Agora vivemos em um universo
econômico diferente do que vivíamos antes do crash. A queda do desemprego
não eleva mais os salários. Imprimir dinheiro não causa inflação. No entanto, a
linguagem do debate público e a suposta sabedoria transmitida nos livros
econômicos permanecem quase inteiramente inalteradas.

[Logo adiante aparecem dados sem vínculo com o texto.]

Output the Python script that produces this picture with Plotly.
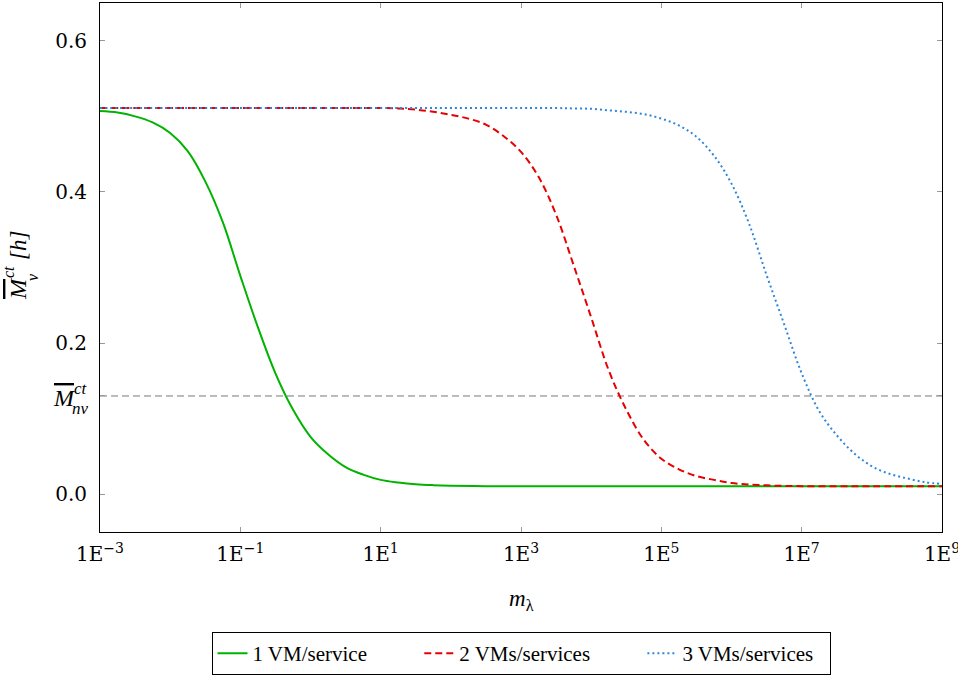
import plotly.graph_objects as go

# ---- data (x = m_lambda, y = mean completion time [h]) ----
m_green = [1e-3, 10**-2.75, 10**-2.5, 10**-2.25, 1e-2, 10**-1.75, 10**-1.5, 10**-1.25, 1e-1,
           10**-0.75, 10**-0.5, 10**-0.25, 1e0, 10**0.25, 10**0.5, 10**0.75, 1e1, 10**1.25,
           10**1.5, 10**1.75, 1e2, 10**2.5, 1e3, 1e4, 1e5, 1e6, 1e7, 1e8, 1e9]
v_green = [0.507, 0.505, 0.500, 0.492, 0.478, 0.454, 0.414, 0.360, 0.289,
           0.221, 0.160, 0.112, 0.076, 0.053, 0.036, 0.026, 0.019, 0.0155,
           0.0132, 0.012, 0.0113, 0.0107, 0.0105, 0.0105, 0.0105, 0.0105, 0.0105, 0.0105, 0.0105]

m_red = [1e-3, 1e-2, 1e-1, 1e0, 10**0.5, 1e1, 10**1.25, 10**1.5, 10**1.75, 1e2, 10**2.25,
         10**2.5, 10**2.75, 1e3, 10**3.25, 10**3.5, 10**3.75, 1e4, 10**4.25, 10**4.5,
         10**4.75, 1e5, 10**5.25, 10**5.5, 10**5.75, 1e6, 10**6.25, 10**6.5, 10**6.75,
         1e7, 10**7.5, 1e8, 1e9]
v_red = [0.511, 0.511, 0.511, 0.511, 0.511, 0.511, 0.5105, 0.509, 0.506, 0.502, 0.497,
         0.489, 0.474, 0.453, 0.420, 0.370, 0.303, 0.234, 0.164, 0.112,
         0.072, 0.047, 0.033, 0.024, 0.019, 0.0148, 0.0128, 0.0117, 0.011,
         0.0107, 0.0105, 0.0105, 0.0105]

m_blue = [1e-3, 1e-1, 1e1, 1e2, 1e3, 10**3.5, 10**3.75, 1e4, 10**4.25, 10**4.5, 10**4.75,
          1e5, 10**5.25, 10**5.5, 10**5.75, 1e6, 10**6.25, 10**6.5, 10**6.75, 1e7,
          10**7.25, 10**7.5, 10**7.75, 1e8, 10**8.25, 10**8.5, 10**8.75, 1e9]
v_blue = [0.511, 0.511, 0.511, 0.511, 0.511, 0.511, 0.5105, 0.510, 0.508, 0.506, 0.503,
          0.497, 0.488, 0.473, 0.448, 0.411, 0.358, 0.290, 0.225, 0.160,
          0.110, 0.078, 0.054, 0.037, 0.027, 0.021, 0.016, 0.0135]

m_nv = 0.13

series_names = ["1 VM/service", "2 VMs/services", "3 VMs/services"]
x_tickvals = [1e-3, 1e-1, 1e1, 1e3, 1e5, 1e7, 1e9]
x_ticktext = ["1E<sup>\u22123</sup>", "1E<sup>\u22121</sup>", "1E<sup>1</sup>", "1E<sup>3</sup>",
              "1E<sup>5</sup>", "1E<sup>7</sup>", "1E<sup>9</sup>"]
y_tickvals = [0.0, 0.2, 0.4, 0.6, m_nv]
y_ticktext = ["0.0", "0.2", "0.4", "0.6", ""]

# ---- figure ----
W, H = 958, 678
L, R, T, B = 100, 16, 3, 146
PW, PH = W - L - R, H - T - B

def px_x(px):
    return (px - L) / PW

def px_y(py):
    return (H - B - py) / PH

NB = "\u00a0"
legend_labels = [series_names[0] + NB * 9, series_names[1] + NB * 9, series_names[2] + NB * 2]

fig = go.Figure()
fig.add_trace(go.Scatter(x=m_green, y=v_green, mode="lines", name=legend_labels[0],
                         line=dict(color="#00b300", width=2, shape="spline")))
fig.add_trace(go.Scatter(x=m_red, y=v_red, mode="lines", name=legend_labels[1],
                         line=dict(color="#e60000", width=2, dash="7px,4px", shape="spline")))
fig.add_trace(go.Scatter(x=m_blue, y=v_blue, mode="lines", name=legend_labels[2],
                         line=dict(color="#2f86dc", width=2, dash="2px,3px", shape="spline")))

fig.add_shape(type="line", xref="paper", x0=0, x1=1, yref="y", y0=m_nv, y1=m_nv,
              line=dict(color="#777777", width=1, dash="7px,4px"), layer="below")

serif = "Liberation Serif"
tickfont = dict(family="DejaVu Serif", size=20, color="black")

fig.update_layout(
    width=W, height=H,
    margin=dict(l=L, r=R, t=T, b=B, autoexpand=False),
    paper_bgcolor="white", plot_bgcolor="white",
    showlegend=True,
    legend=dict(orientation="h", x=0.5, xanchor="center", y=px_y(675), yanchor="bottom",
                bordercolor="black", borderwidth=1, font=dict(family=serif, size=21, color="black"),
                tracegroupgap=0, itemwidth=30),
    xaxis=dict(type="log", range=[-3, 9], tickvals=x_tickvals, ticktext=x_ticktext,
               ticks="inside", ticklen=5, tickcolor="#999999", tickwidth=1,
               showline=True, linecolor="black", linewidth=1, mirror="allticks",
               showgrid=False, zeroline=False, tickfont=tickfont, ticklabelstandoff=4,
               ticklabeloverflow="allow"),
    yaxis=dict(range=[-0.05, 0.65], tickvals=y_tickvals, ticktext=y_ticktext,
               ticks="inside", ticklen=5, tickcolor="#999999", tickwidth=1,
               showline=True, linecolor="black", linewidth=1, mirror="allticks",
               showgrid=False, zeroline=False, tickfont=tickfont, ticklabelstandoff=8),
)

OL = "<span style='text-decoration:overline'><i>M</i></span>"
ann = []
# x-axis title
ann.append(dict(text="<i>m</i><sub>\u03bb</sub>", xref="paper", yref="paper", x=0.5, y=px_y(600),
                xanchor="center", yanchor="middle", showarrow=False,
                font=dict(family=serif, size=23, color="black")))
# y-axis title (rotated, pieces stacked like LaTeX)
ann.append(dict(text=OL, xref="paper", yref="paper", x=px_x(18), y=px_y(289),
                textangle=-90, xanchor="center", yanchor="middle", showarrow=False,
                font=dict(family=serif, size=24, color="black")))
ann.append(dict(text="<i>ct</i>", xref="paper", yref="paper", x=px_x(8), y=px_y(272),
                textangle=-90, xanchor="center", yanchor="middle", showarrow=False,
                font=dict(family=serif, size=16, color="black")))
ann.append(dict(text="<i>\u03bd</i>", xref="paper", yref="paper", x=px_x(32), y=px_y(277),
                textangle=-90, xanchor="center", yanchor="middle", showarrow=False,
                font=dict(family=serif, size=16, color="black")))
ann.append(dict(text="<i>[h]</i>", xref="paper", yref="paper", x=px_x(19), y=px_y(246),
                textangle=-90, xanchor="center", yanchor="middle", showarrow=False,
                font=dict(family=serif, size=23, color="black")))
# custom tick label for M_nv
ann.append(dict(text=OL, xref="paper", yref="y", x=px_x(64), y=m_nv, yshift=-2,
                xanchor="center", yanchor="middle", showarrow=False,
                font=dict(family=serif, size=24, color="black")))
ann.append(dict(text="<i>ct</i>", xref="paper", yref="y", x=px_x(81), y=m_nv, yshift=7,
                xanchor="center", yanchor="middle", showarrow=False,
                font=dict(family=serif, size=17, color="black")))
ann.append(dict(text="<i>n\u03bd</i>", xref="paper", yref="y", x=px_x(80), y=m_nv, yshift=-13,
                xanchor="center", yanchor="middle", showarrow=False,
                font=dict(family=serif, size=17, color="black")))
fig.update_layout(annotations=ann)

fig.write_html("out.html")
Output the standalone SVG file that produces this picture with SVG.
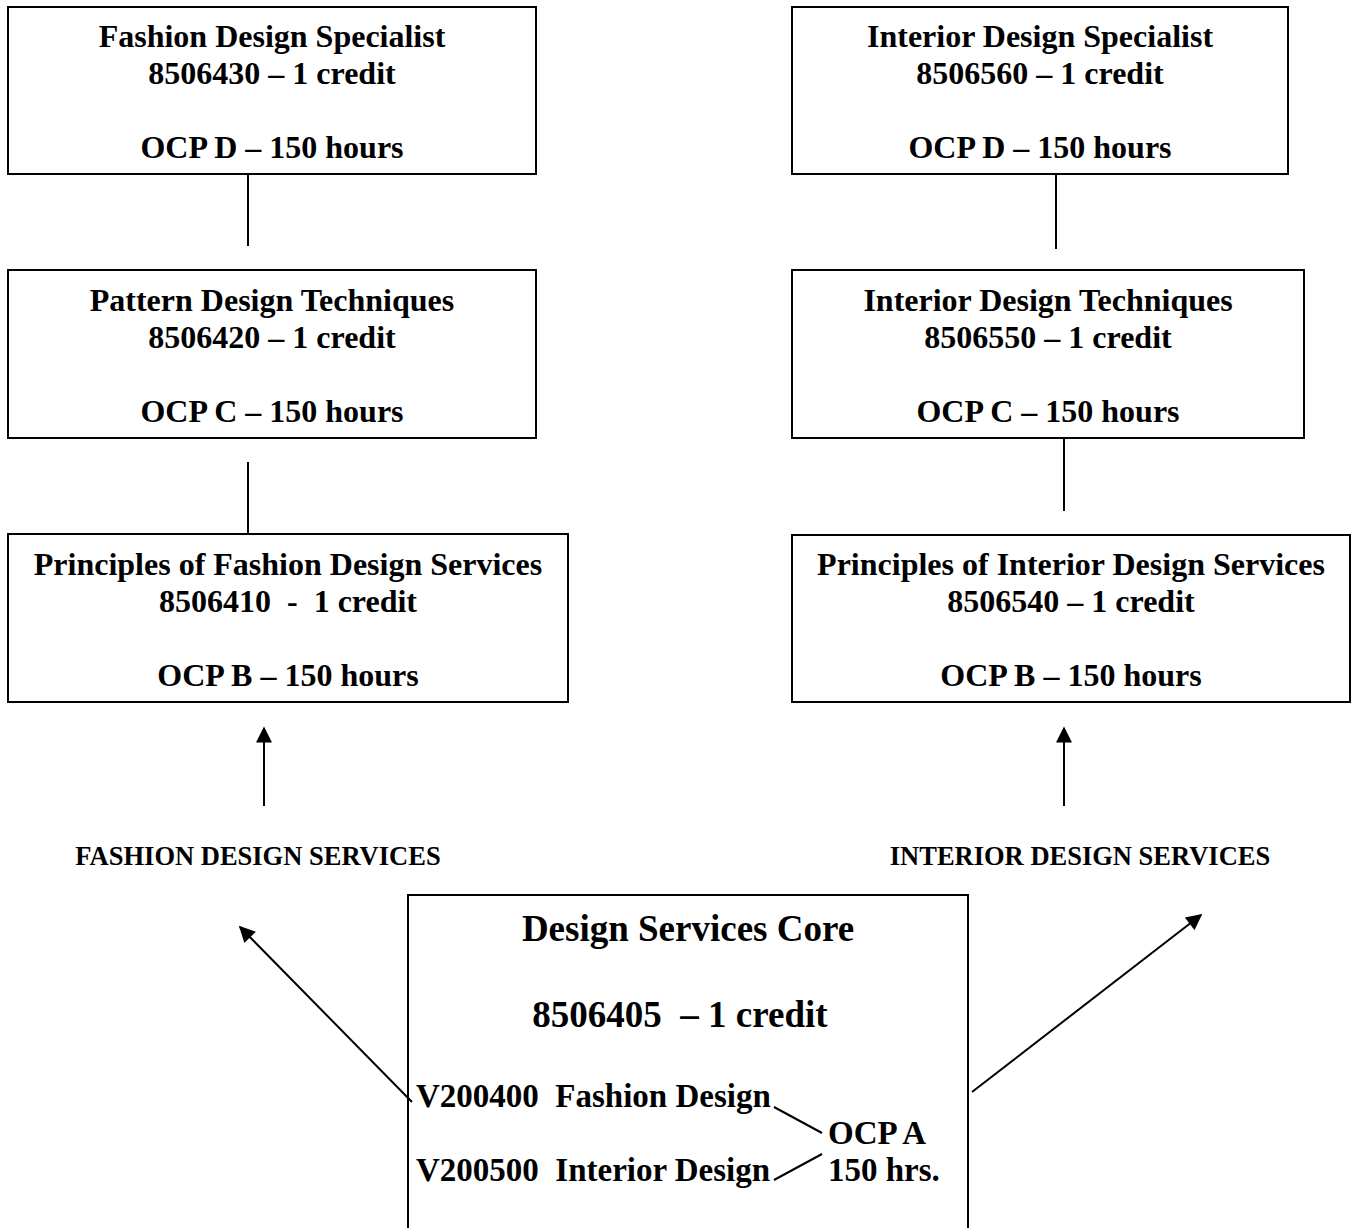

Espera-se uma certa defasagem
institucional. Hoje em dia, os economistas convencionais (orig.:
mainstream) podem não ser particularmente bons em prever colisões
financeiras, facilitar a prosperidade geral ou criar modelos para prevenir as
mudanças climáticas. Mas quando se trata de se estabelecer em posições de
autoridade intelectual, não afetadas por essas falhas, seu sucesso é
incomparável. Alguém teria que olhar para a história das religiões para
encontrar algo parecido. Até hoje, a economia continua a ser ensinada não como
uma história de argumentos – não, como qualquer outra ciência social, como uma
série de perspectivas teóricas muitas vezes conflitantes – mas como algo mais
parecido com a física, a realização gradual de verdades matemáticas universais
e intransponíveis. É claro que existem teorias “heterodoxas” da economia
(institucionalista, marxista, feminista, “austríaca”, pós-keynesiana …), mas
seus expoentes foram quase completamente excluídos do que são considerados
departamentos “sérios”. Até mesmo rebeliões diretas de estudantes de economia
(do movimento pós-autista na França até a economia do pós-colapso na
Grã-Bretanha) foram incapazes de incluí-los no currículo básico.